Much of the education is governed by out of touch, middle aged men who have no idea about what teenagers actually require from their education to be happy human beings. World Happiness Index, as a landmark survey of the state of the global happiness, ranks countries by how happy their citizens perceive themselves to be. A statistical measure should theoretically increase, as the increase in educational satisfaction increases – with 1 in 5 students suffering from a mental health issue (depression and anxiety being the highest), why aren’t the government doing more to boost the educational happiness and reduce stigmatisation? Because the removal of Zoella’s brand from the syllabus just further augments the idea that sexual pleasure is shameful.

Taken as a direct quote from The Times article it is said that ‘parents and teachers had expressed concern that some of Zoella’s “recent content is aimed specifically at an adult audience and not suitable for GCSE students”.’ How ridiculous! Even though Zoe Suggs brand, Zoella, is aimed at the 25+ demographic, who cares if teenagers are taught about this. We should be instead discussing why this isn’t taught to every student under the national curriculum, because let’s face it girls start getting their periods from as young as 11 – why not empower them about the pleasure of sex! Maybe if the education system evolved from its archaic ways, then we wouldn’t be in a crisis where teenagers learn about sex through porn!

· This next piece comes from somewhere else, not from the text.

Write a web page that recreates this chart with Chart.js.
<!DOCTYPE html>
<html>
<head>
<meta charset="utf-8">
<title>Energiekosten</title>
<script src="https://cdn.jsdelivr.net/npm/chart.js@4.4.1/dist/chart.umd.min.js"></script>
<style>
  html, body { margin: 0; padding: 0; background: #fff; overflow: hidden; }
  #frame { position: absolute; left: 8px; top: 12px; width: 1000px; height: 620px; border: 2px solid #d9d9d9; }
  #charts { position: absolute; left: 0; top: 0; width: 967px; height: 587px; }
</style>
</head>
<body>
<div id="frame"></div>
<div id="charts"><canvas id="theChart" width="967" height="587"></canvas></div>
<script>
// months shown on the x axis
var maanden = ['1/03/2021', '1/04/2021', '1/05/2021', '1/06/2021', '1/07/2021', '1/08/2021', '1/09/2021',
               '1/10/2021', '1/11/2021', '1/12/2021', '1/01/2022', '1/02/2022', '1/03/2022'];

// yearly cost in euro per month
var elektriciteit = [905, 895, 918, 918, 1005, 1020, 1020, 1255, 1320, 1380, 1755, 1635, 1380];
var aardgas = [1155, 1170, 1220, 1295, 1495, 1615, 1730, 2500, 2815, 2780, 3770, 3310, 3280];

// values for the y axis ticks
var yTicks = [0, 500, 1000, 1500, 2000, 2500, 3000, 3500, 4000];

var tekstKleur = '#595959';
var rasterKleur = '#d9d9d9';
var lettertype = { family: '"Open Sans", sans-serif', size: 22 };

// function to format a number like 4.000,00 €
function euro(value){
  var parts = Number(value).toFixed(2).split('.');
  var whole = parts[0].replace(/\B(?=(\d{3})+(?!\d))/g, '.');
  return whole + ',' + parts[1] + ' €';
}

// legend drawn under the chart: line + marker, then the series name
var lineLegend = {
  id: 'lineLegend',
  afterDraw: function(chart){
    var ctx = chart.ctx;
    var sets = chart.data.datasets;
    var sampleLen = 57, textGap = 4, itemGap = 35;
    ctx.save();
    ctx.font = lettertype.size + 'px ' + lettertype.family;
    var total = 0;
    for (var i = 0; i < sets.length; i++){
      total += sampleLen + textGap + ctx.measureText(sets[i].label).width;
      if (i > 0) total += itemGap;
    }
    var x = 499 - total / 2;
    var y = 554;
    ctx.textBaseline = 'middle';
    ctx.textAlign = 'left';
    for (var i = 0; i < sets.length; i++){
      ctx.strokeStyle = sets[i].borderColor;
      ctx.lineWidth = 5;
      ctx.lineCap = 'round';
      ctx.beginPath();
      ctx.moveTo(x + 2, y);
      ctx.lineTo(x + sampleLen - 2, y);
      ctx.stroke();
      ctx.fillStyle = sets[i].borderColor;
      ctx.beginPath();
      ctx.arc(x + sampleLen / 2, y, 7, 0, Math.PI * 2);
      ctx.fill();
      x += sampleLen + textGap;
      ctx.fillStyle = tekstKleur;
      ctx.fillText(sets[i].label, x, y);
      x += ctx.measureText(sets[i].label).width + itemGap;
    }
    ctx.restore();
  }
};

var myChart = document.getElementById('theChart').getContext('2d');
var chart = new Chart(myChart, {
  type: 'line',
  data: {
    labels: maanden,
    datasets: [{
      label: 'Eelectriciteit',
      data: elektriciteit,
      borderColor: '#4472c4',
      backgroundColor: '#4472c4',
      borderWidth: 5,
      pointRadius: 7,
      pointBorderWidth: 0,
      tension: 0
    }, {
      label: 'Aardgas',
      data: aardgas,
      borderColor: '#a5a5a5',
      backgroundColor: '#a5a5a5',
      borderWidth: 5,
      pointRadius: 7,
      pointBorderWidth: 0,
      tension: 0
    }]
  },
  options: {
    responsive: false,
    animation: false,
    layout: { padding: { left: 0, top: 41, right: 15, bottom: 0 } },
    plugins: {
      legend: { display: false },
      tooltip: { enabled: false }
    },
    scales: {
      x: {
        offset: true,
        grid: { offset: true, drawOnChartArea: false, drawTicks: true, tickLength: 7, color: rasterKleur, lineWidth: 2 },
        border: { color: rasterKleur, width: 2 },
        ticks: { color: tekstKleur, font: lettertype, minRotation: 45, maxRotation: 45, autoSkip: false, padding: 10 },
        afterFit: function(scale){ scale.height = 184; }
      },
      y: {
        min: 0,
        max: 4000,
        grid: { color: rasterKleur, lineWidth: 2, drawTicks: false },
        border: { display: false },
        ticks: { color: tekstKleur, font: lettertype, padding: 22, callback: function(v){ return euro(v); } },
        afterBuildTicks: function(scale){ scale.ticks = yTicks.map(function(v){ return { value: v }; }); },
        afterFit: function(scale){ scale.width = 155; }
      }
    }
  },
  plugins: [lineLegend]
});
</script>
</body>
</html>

Let’s consider the difference between men watching porn, and women reading about sex toys and learning to pleasure themselves…. ‘BOYS WILL BE BOYS’, but the moment girls might speak up about their own pleasures they are silenced, by the stereotypes of society, the very educational system that they go to 5 days a week. Perhaps in some sad cases their parents, who forgivingly allow their sons to explore sex (through porn might I add) but deny their daughters any such right… this needs to change!

This outdated thinking sees girls enter sexual partnerships as teenagers that they might not be comfortable with because the focus has always been on the male, their needs, and their pleasures. They don’t see themselves as people with needs, rather as an object that can be used. A disgusting but harsh reality of society.

I would like to leave you with a little antidote, that should hopefully bring you some further joy in light of this discussion. The other day, me and my two housemates were on my bed having our nightly run down of the day, when eventually, we began online shopping for sex toys…. Midway into our online browse my bed quite literally broke from underneath us, leaving the three of us in a fit of laughter on the floor of my broken bed. Looking back at this story, I like to imagine that the three of us were playing a part in (quite literally) breaking down the stigmatisation of female sexual pleasure….

So, when you all search for your first, or next, sex toy imagine the “classic” metaphor of a bed breaking the internal and external stigmatisation of female pleasure as you do so!